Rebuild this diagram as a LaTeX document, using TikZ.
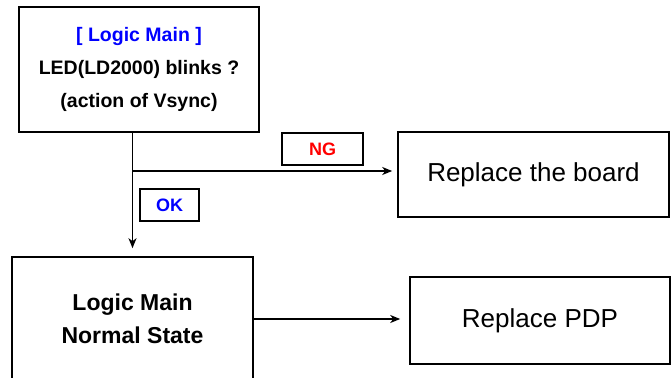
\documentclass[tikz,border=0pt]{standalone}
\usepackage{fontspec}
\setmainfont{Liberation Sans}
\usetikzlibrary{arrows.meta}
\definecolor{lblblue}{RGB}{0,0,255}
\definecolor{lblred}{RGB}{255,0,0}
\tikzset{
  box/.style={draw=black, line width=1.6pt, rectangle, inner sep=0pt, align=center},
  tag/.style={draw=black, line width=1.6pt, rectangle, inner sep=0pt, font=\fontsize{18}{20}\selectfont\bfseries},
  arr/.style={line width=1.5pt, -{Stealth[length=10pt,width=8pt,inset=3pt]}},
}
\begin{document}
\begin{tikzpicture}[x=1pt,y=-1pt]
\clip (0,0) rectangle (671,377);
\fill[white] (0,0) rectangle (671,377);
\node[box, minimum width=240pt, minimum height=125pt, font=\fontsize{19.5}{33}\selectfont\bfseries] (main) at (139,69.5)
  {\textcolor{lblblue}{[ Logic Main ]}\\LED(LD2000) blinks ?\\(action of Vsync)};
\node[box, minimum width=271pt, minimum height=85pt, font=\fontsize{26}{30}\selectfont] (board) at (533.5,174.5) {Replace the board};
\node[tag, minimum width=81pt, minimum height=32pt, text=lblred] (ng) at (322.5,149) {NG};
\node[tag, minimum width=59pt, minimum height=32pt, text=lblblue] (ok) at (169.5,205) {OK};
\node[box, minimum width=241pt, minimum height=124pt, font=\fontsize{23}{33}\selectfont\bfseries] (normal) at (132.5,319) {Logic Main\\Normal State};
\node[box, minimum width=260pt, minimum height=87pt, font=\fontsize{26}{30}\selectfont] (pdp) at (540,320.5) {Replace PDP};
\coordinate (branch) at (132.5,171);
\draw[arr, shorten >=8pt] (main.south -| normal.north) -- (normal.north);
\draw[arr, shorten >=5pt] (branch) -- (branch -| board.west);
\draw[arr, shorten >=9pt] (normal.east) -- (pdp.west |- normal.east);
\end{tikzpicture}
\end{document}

--------

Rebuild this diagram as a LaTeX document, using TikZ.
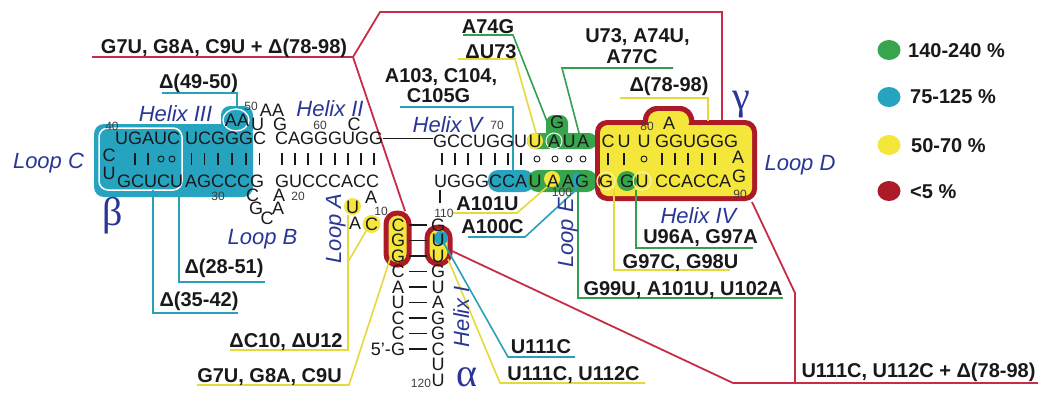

--------

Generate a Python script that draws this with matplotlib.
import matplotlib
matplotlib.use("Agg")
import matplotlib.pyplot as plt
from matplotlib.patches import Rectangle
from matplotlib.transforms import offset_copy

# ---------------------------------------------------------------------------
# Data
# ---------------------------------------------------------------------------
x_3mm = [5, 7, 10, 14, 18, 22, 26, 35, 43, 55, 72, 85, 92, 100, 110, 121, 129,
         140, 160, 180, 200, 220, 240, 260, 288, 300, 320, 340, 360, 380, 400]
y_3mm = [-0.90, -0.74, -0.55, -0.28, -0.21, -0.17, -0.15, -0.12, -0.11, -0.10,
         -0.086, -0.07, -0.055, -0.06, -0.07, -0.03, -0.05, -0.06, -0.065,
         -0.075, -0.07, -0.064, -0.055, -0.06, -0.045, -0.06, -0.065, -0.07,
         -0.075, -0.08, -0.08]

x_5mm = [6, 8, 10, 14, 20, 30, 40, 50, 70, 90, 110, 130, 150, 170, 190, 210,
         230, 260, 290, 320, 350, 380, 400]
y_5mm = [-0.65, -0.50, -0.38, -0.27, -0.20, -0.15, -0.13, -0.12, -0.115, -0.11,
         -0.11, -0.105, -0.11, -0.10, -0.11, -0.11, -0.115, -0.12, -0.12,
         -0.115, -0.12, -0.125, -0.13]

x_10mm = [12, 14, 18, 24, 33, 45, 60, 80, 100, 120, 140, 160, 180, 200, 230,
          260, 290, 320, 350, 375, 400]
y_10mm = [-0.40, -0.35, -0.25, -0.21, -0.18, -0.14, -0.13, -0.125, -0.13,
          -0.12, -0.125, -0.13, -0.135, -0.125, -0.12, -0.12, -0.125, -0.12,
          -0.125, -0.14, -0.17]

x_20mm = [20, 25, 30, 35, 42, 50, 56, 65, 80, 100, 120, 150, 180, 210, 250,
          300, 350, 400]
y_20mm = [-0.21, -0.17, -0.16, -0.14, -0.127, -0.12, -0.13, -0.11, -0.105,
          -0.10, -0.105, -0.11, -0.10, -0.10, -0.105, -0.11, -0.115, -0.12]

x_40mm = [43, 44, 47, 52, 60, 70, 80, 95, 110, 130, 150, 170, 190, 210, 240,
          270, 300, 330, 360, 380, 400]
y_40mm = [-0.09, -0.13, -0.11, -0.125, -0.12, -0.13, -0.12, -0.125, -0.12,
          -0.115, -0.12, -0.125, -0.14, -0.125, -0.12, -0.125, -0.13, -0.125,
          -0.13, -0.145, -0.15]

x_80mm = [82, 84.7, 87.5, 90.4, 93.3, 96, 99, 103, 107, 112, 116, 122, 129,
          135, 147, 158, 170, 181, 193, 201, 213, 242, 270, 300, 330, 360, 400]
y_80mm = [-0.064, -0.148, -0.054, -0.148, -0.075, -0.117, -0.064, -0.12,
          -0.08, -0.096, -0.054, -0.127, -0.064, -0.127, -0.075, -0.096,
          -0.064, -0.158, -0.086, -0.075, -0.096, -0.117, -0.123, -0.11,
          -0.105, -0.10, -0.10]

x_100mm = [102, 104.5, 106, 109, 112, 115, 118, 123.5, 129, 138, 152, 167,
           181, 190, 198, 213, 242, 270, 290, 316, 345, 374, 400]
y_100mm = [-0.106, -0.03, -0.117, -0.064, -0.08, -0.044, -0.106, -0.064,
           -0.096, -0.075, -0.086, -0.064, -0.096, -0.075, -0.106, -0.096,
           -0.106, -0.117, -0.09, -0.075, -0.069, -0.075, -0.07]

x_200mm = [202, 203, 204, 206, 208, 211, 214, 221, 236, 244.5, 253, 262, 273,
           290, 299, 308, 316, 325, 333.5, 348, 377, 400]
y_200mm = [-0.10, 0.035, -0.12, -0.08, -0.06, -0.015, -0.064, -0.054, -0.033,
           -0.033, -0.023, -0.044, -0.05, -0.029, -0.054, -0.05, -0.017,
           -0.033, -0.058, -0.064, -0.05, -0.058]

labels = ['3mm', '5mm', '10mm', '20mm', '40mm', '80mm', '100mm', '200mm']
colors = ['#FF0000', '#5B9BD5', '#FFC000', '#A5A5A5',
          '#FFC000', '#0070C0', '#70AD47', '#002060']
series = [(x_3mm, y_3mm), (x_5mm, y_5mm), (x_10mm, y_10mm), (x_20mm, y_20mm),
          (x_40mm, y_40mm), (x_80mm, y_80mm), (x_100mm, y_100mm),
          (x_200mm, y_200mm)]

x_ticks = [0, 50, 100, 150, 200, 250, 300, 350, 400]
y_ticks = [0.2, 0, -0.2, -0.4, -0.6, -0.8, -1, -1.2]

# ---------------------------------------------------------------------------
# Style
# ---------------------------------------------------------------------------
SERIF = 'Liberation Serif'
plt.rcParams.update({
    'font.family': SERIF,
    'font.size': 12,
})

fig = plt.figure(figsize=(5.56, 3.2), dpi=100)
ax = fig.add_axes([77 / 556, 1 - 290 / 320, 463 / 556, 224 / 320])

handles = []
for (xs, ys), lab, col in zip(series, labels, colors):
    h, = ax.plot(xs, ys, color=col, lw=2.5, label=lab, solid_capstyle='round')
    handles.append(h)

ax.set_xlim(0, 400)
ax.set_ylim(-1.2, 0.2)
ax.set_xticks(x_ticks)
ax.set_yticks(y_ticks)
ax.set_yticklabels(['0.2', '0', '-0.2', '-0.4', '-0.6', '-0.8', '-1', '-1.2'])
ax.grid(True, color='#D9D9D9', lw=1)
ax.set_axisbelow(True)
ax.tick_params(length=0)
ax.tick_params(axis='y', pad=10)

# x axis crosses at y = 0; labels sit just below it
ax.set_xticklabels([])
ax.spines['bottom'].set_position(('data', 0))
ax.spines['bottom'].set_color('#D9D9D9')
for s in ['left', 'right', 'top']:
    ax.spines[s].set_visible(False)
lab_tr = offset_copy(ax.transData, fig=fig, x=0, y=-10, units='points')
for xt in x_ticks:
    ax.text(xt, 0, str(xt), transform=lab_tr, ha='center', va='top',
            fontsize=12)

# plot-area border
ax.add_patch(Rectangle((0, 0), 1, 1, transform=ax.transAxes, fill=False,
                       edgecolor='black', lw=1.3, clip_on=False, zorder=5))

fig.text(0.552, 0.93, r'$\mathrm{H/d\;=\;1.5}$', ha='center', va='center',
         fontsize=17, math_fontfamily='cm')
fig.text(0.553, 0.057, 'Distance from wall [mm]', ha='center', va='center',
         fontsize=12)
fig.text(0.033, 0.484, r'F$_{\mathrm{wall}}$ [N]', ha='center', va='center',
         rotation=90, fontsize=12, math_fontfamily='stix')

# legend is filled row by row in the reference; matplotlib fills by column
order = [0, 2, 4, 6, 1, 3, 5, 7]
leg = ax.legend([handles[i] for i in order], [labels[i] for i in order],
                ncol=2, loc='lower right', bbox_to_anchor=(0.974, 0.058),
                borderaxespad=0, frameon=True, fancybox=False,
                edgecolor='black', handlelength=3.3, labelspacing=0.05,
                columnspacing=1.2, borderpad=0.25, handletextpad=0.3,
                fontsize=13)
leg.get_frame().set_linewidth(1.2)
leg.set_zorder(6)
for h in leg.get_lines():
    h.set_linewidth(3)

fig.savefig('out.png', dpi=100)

--------

Directions: Retype exactly, and only, the lines from the one containing "Generate a Python" through the one containing "from matplotlib.transforms import offset_copy", both included.

Output of the task:
Generate a Python script that draws this with matplotlib.
import matplotlib
matplotlib.use("Agg")
import matplotlib.pyplot as plt
from matplotlib.patches import Rectangle
from matplotlib.transforms import offset_copy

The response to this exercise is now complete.